## [Given records]
::::::

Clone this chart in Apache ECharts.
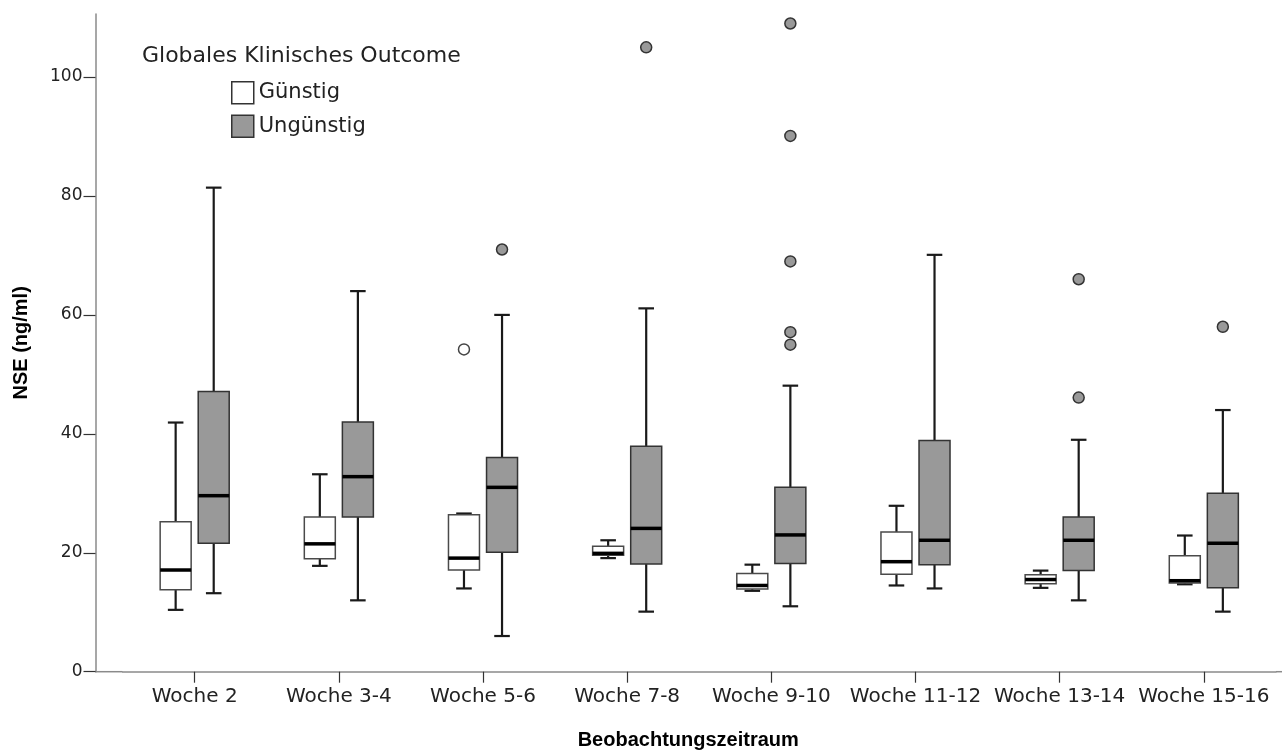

::::::

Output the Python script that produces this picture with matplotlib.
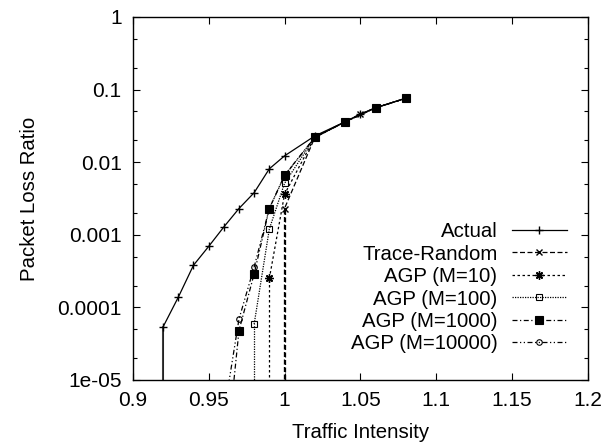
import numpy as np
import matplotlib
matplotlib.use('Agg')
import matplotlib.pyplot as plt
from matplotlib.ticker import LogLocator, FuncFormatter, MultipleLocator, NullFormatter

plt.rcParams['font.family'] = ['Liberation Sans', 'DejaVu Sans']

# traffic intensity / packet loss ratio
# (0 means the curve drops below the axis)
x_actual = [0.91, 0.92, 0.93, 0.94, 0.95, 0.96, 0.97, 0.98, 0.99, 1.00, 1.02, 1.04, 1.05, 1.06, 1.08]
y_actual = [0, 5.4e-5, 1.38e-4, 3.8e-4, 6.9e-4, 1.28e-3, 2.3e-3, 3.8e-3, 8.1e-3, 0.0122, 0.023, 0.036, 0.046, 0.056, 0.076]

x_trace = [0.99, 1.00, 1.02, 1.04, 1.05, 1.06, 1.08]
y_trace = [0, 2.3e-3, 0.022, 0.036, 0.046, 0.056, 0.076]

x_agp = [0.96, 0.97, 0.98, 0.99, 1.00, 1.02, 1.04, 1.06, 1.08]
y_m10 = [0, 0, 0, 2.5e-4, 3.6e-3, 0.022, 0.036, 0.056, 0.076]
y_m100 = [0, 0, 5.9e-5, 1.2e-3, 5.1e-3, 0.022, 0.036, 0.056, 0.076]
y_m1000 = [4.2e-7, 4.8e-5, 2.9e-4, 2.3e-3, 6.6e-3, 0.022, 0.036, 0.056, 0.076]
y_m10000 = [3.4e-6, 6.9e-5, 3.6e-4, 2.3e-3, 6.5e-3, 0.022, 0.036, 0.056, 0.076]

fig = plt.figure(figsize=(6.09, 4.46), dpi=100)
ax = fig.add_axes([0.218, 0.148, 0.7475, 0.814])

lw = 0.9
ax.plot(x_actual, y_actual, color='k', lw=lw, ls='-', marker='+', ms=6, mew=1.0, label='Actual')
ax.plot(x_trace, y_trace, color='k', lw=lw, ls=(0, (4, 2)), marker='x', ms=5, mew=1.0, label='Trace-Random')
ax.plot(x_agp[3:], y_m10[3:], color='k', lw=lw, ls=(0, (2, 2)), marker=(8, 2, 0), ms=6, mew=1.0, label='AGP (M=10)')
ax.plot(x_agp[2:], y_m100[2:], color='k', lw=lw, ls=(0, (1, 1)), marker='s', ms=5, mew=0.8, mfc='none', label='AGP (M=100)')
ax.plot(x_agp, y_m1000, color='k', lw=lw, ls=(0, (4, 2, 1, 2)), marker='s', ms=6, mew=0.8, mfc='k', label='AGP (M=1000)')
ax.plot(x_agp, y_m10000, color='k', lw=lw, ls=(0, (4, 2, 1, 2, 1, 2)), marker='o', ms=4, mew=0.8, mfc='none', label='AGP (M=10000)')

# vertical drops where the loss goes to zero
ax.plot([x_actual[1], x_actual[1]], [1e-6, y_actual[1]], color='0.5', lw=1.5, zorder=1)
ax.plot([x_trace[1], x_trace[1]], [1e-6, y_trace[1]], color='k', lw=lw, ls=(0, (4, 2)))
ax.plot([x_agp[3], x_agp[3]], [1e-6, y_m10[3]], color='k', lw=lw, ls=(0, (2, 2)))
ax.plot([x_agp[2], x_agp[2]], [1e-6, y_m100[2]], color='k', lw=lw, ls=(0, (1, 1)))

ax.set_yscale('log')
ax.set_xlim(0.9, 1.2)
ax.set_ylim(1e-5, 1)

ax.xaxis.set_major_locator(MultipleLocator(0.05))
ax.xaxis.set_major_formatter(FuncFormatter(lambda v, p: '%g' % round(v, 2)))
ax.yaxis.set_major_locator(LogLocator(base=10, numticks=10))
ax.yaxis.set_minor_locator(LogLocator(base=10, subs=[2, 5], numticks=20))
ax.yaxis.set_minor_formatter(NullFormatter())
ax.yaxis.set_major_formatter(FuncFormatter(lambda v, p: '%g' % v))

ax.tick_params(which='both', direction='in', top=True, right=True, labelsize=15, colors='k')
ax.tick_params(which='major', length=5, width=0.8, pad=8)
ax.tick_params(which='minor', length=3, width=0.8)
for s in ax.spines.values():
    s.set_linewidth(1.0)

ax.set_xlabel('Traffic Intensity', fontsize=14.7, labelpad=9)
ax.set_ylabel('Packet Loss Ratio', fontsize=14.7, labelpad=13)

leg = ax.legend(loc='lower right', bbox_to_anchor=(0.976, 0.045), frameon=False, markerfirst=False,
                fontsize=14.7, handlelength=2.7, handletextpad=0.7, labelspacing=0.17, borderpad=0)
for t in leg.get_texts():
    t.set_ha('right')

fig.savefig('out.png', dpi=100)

::::::

## [Your instructions]
Skip all pictures. Retype exactly the span whose first line is the one with "Output the Python" and whose last line is the one with "plt.rcParams['font.family'] = ['Liberation".

## [Final result]
Output the Python script that produces this picture with matplotlib.
import numpy as np
import matplotlib
matplotlib.use('Agg')
import matplotlib.pyplot as plt
from matplotlib.ticker import LogLocator, FuncFormatter, MultipleLocator, NullFormatter

plt.rcParams['font.family'] = ['Liberation Sans', 'DejaVu Sans']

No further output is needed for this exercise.